Contiguity: Why Arrays Feel Natural to Hardware

Now that we can visualize memory as a strip of bytes, arrays become easy to understand.

An array is simply a promise:

These values will live next to each other in memory.

If you have:

int arr[4];

And each int is 4 bytes, memory looks like:

[a][a][a][a][b][b][b][b][c][c][c][c][d][d][d][d]

This is not an abstraction. This is literally how the bytes are laid out.

Arrays are fast because they match the physical reality of memory.

Structs: Still Bytes, Just Grouped Differently

Structs feel more complex, but at the memory level they are still just contiguous bytes.

Consider:

type Struct struct {
    a int // 4-bytes
    b int // 4-bytes
    c byte // 1-byte
}

The compiler decides:

the order of fields
where padding is needed
how everything aligns

The CPU sees one thing:

[ ][ ][ ][ ][ ][ ][ ][ ][ ]

A single block of bytes. Struct Represented in Memory with Padding

Why Memory Needs Help: The Speed Gap

Here is the fundamental problem modern computers must solve:

CPUs are incredibly fast
Main memory is comparatively slow

If the CPU had to wait for main memory on every operation, most of its time would be spent idle.

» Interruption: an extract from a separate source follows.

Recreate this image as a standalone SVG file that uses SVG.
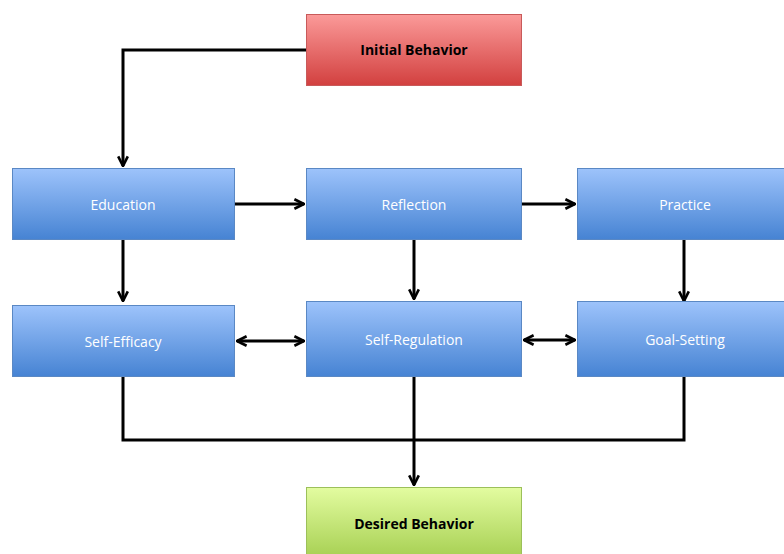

The solution is the memory hierarchy.

The Memory Hierarchy as a Story of Distance

Think of the memory hierarchy as a story about distance.

The closer data is to the CPU, the faster it can be accessed — but the less of it there is.

From closest to farthest:

Registers
L1 Cache
L2 Cache
L3 Cache
Main Memory (RAM)

Each step away from the CPU increases:

access time
capacity

Memory Hierarchy

Cache Lines: How Memory Actually Moves

Here is the most important rule to internalize:

The CPU never fetches a single byte from memory.

Instead, memory moves in fixed-size chunks called cache lines.

On most modern systems:

one cache line = 64 bytes

When the CPU needs any byte from memory:

the entire 64-byte cache line containing that byte is fetched

One byte used in a cache line

Spatial Locality: Why Nearby Data Is Cheap

Cache lines make one thing cheap: nearby access.

If you access one element in an array, the next several elements are already in cache.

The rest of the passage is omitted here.